::: Supplied information :::
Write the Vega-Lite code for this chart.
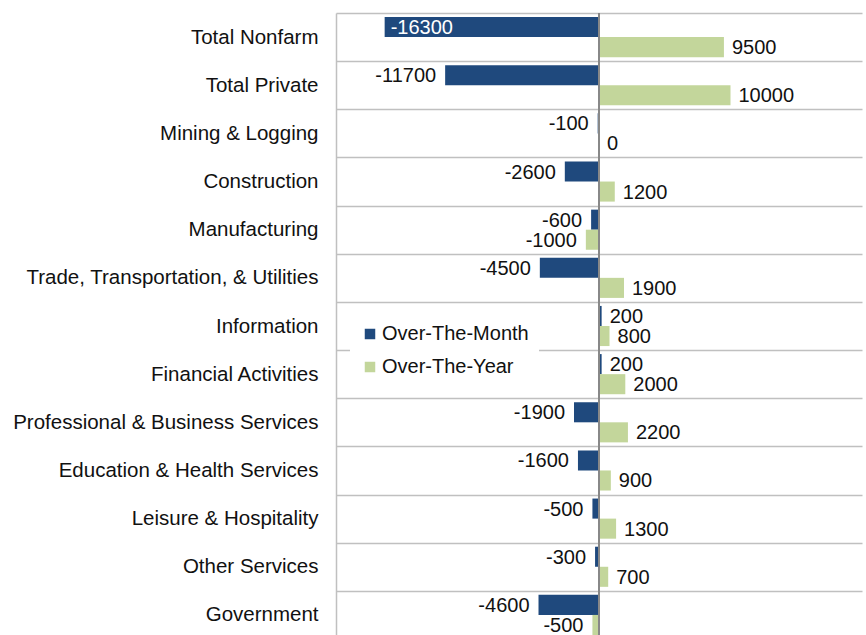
{
  "$schema": "https://vega.github.io/schema/vega-lite/v6.json",
  "autosize": {"type": "none"},
  "width": 526,
  "height": 622,
  "padding": {"left": 336, "top": 13, "right": 4, "bottom": 0},
  "background": "white",
  "config": {"view": {"stroke": null}, "font": "Liberation Sans"},
  "data": {
    "values": [
      {"category": "Total Nonfarm", "series": "Over-The-Month", "value": -16300},
      {"category": "Total Nonfarm", "series": "Over-The-Year", "value": 9500},
      {"category": "Total Private", "series": "Over-The-Month", "value": -11700},
      {"category": "Total Private", "series": "Over-The-Year", "value": 10000},
      {"category": "Mining & Logging", "series": "Over-The-Month", "value": -100},
      {"category": "Mining & Logging", "series": "Over-The-Year", "value": 0},
      {"category": "Construction", "series": "Over-The-Month", "value": -2600},
      {"category": "Construction", "series": "Over-The-Year", "value": 1200},
      {"category": "Manufacturing", "series": "Over-The-Month", "value": -600},
      {"category": "Manufacturing", "series": "Over-The-Year", "value": -1000},
      {"category": "Trade, Transportation, & Utilities", "series": "Over-The-Month", "value": -4500},
      {"category": "Trade, Transportation, & Utilities", "series": "Over-The-Year", "value": 1900},
      {"category": "Information", "series": "Over-The-Month", "value": 200},
      {"category": "Information", "series": "Over-The-Year", "value": 800},
      {"category": "Financial Activities", "series": "Over-The-Month", "value": 200},
      {"category": "Financial Activities", "series": "Over-The-Year", "value": 2000},
      {"category": "Professional & Business Services", "series": "Over-The-Month", "value": -1900},
      {"category": "Professional & Business Services", "series": "Over-The-Year", "value": 2200},
      {"category": "Education & Health Services", "series": "Over-The-Month", "value": -1600},
      {"category": "Education & Health Services", "series": "Over-The-Year", "value": 900},
      {"category": "Leisure & Hospitality", "series": "Over-The-Month", "value": -500},
      {"category": "Leisure & Hospitality", "series": "Over-The-Year", "value": 1300},
      {"category": "Other Services", "series": "Over-The-Month", "value": -300},
      {"category": "Other Services", "series": "Over-The-Year", "value": 700},
      {"category": "Government", "series": "Over-The-Month", "value": -4600},
      {"category": "Government", "series": "Over-The-Year", "value": -500}
    ]
  },
  "encoding": {
    "y": {
      "field": "category",
      "type": "nominal",
      "sort": null,
      "scale": {"paddingInner": 0, "paddingOuter": 0, "range": [0, 626]},
      "axis": {
        "title": null,
        "tickBand": "extent",
        "grid": true,
        "gridColor": "#C0C0C0",
        "gridWidth": 1.5,
        "domain": true,
        "domainColor": "#C0C0C0",
        "domainWidth": 1.5,
        "ticks": false,
        "tickSize": 0,
        "labelPadding": 18,
        "labelFontSize": 20.5,
        "labelColor": "#111111",
        "labelLimit": 400
      }
    },
    "yOffset": {
      "field": "series",
      "type": "nominal",
      "sort": ["Over-The-Month", "Over-The-Year"],
      "scale": {"paddingOuter": 0.2, "paddingInner": 0}
    },
    "x": {
      "field": "value",
      "type": "quantitative",
      "scale": {"domain": [-20000, 20000], "nice": false, "zero": true},
      "axis": null
    }
  },
  "layer": [
    {
      "mark": {"type": "bar"},
      "encoding": {
        "color": {
          "field": "series",
          "type": "nominal",
          "scale": {"domain": ["Over-The-Month", "Over-The-Year"], "range": ["#1F497D", "#C3D69B"]},
          "legend": {
            "title": null,
            "orient": "none",
            "legendX": 14,
            "legendY": 301,
            "fillColor": "white",
            "padding": 10,
            "symbolType": "square",
            "symbolSize": 110,
            "symbolStrokeWidth": 0,
            "labelFontSize": 20,
            "labelColor": "#111111",
            "labelOffset": 2,
            "rowPadding": 13
          }
        }
      }
    },
    {
      "transform": [{"filter": "datum.value < 0 && datum.value > -15000"}],
      "mark": {"type": "text", "align": "right", "baseline": "middle", "dx": -9, "dy": 1, "fontSize": 20, "color": "#111111"},
      "encoding": {"text": {"field": "value", "type": "nominal"}}
    },
    {
      "transform": [{"filter": "datum.value >= 0"}],
      "mark": {"type": "text", "align": "left", "baseline": "middle", "dx": 8, "dy": 1, "fontSize": 20, "color": "#111111"},
      "encoding": {"text": {"field": "value", "type": "nominal"}}
    },
    {
      "transform": [{"filter": "datum.value <= -15000"}],
      "mark": {"type": "text", "align": "left", "baseline": "middle", "dx": 6, "dy": 1, "fontSize": 20, "color": "white"},
      "encoding": {"text": {"field": "value", "type": "nominal"}}
    },
    {
      "data": {"values": [{"zero": 0}]},
      "mark": {"type": "rule", "color": "#888888", "strokeWidth": 2},
      "encoding": {
        "x": {"field": "zero", "type": "quantitative"},
        "y": {"value": 0},
        "y2": {"value": 640},
        "yOffset": null
      }
    }
  ]
}
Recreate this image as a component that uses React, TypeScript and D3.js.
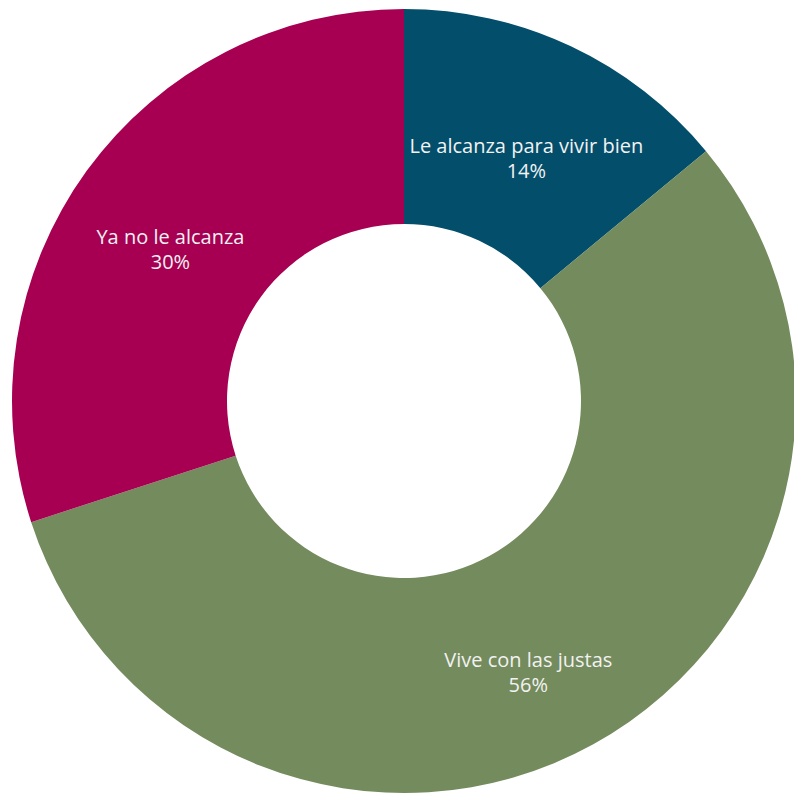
import React from "react";
import * as d3 from "d3";

const categories = ["Le alcanza para vivir bien", "Vive con las justas", "Ya no le alcanza"];
const values = [14, 56, 30];
const colors = ["#024e6b", "#748b5d", "#a70052"];

const W = 794;
const H = 794;
const cx = 404;
const cy = 401;
const outerR = 392;
const innerR = 177;
// small label nudges (px) relative to the arc centroid
const labelNudgeX = [1, -13, -3];
const labelNudgeY = [10, 16, 11];

export default function App() {
  const data = categories.map((c, i) => ({ name: c, value: values[i], color: colors[i] }));
  const pie = d3.pie<any>().value((d) => d.value).sort(null);
  const arcs = pie(data);
  const arc = d3.arc<any>().innerRadius(innerR).outerRadius(outerR);
  const labelArc = d3.arc<any>().innerRadius(285).outerRadius(285);
  return (
    <svg width={W} height={H} style={{ position: "absolute", left: 0, top: 0, background: "#fff" }}>
      <g transform={`translate(${cx},${cy})`}>
        {arcs.map((a, i) => (
          <path key={i} d={arc(a) as string} fill={a.data.color} />
        ))}
        {arcs.map((a, i) => {
          const [x0, y0] = labelArc.centroid(a);
          const x = x0 + labelNudgeX[i];
          const y = y0 + labelNudgeY[i];
          return (
            <text
              key={"t" + i}
              x={x}
              y={y}
              textAnchor="middle"
              fill="#f2f2f2"
              style={{ fontFamily: "'Open Sans', sans-serif", fontSize: 20 }}
            >
              <tspan x={x} y={y}>{a.data.name}</tspan>
              <tspan x={x} y={y + 25}>{a.data.value + "%"}</tspan>
            </text>
          );
        })}
      </g>
    </svg>
  );
}
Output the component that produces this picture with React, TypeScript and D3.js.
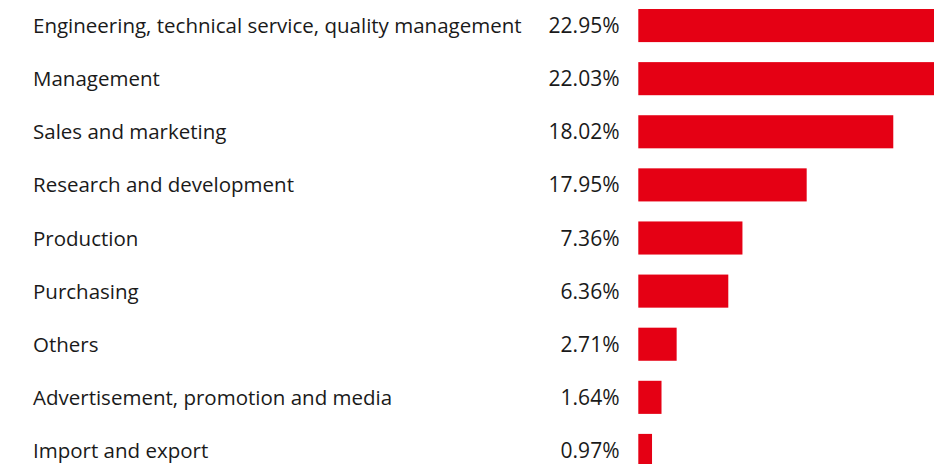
import { useMemo } from 'react';
import * as d3 from 'd3';

const categories = [
  'Engineering, technical service, quality management',
  'Management',
  'Sales and marketing',
  'Research and development',
  'Production',
  'Purchasing',
  'Others',
  'Advertisement, promotion and media',
  'Import and export',
];

// printed shares (as shown next to the bars)
const shareLabels = ['22.95%', '22.03%', '18.02%', '17.95%', '7.36%', '6.36%', '2.71%', '1.64%', '0.97%'];

// bar lengths as drawn in the picture (in %)
const barValues = [22.95, 22.03, 18.02, 11.9, 7.36, 6.36, 2.71, 1.64, 0.97];

const WIDTH = 934;
const HEIGHT = 464;
const RED = '#e50014';
const FONT = '"Open Sans", sans-serif';

const App = () => {
  const y = useMemo(
    () =>
      d3
        .scaleBand<string>()
        .domain(categories)
        .range([-1, 477])
        .paddingInner(0.377)
        .paddingOuter(0.1885),
    []
  );

  const x = useMemo(() => d3.scaleLinear().domain([0, 20]).range([638.3, 638.3 + 283]), []);

  return (
    <div style={{ position: 'fixed', left: 0, top: 0, width: WIDTH, height: HEIGHT, background: '#fff' }}>
      <svg width={WIDTH} height={HEIGHT} style={{ display: 'block' }}>
        {categories.map((c, i) => {
          const top = y(c) || 0;
          const mid = top + y.bandwidth() / 2;
          return (
            <g key={c}>
              <text x={33} y={mid + 7.5} fontFamily={FONT} fontSize={20.5} fill="#1a1a1a">
                {c}
              </text>
              <text x={619.5} y={mid + 7.5} textAnchor="end" fontFamily={FONT} fontSize={21} fill="#1a1a1a">
                {shareLabels[i]}
              </text>
              <rect x={x(0)} y={top} width={x(barValues[i]) - x(0)} height={y.bandwidth()} fill={RED} />
            </g>
          );
        })}
      </svg>
    </div>
  );
};

export default App;
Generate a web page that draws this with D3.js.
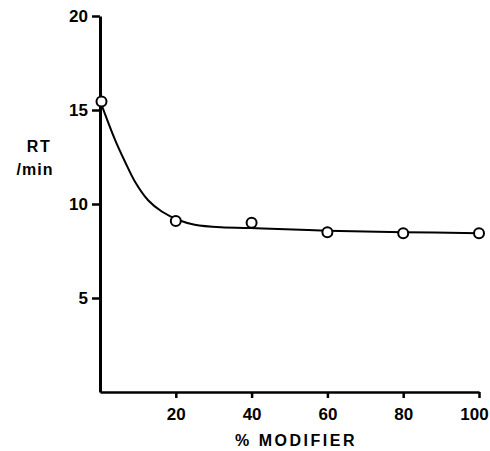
:::
● **What to produce**:
Only the lines from the one containing "Recreate this image" down to the one containing "const labelNudgeY = [10, 16, 11];" should be copied, exactly and with both ends kept. Drop the pictures.

● **The result**:
Recreate this image as a component that uses React, TypeScript and D3.js.
import React from "react";
import * as d3 from "d3";

const categories = ["Le alcanza para vivir bien", "Vive con las justas", "Ya no le alcanza"];
const values = [14, 56, 30];
const colors = ["#024e6b", "#748b5d", "#a70052"];

const W = 794;
const H = 794;
const cx = 404;
const cy = 401;
const outerR = 392;
const innerR = 177;
// small label nudges (px) relative to the arc centroid
const labelNudgeX = [1, -13, -3];
const labelNudgeY = [10, 16, 11];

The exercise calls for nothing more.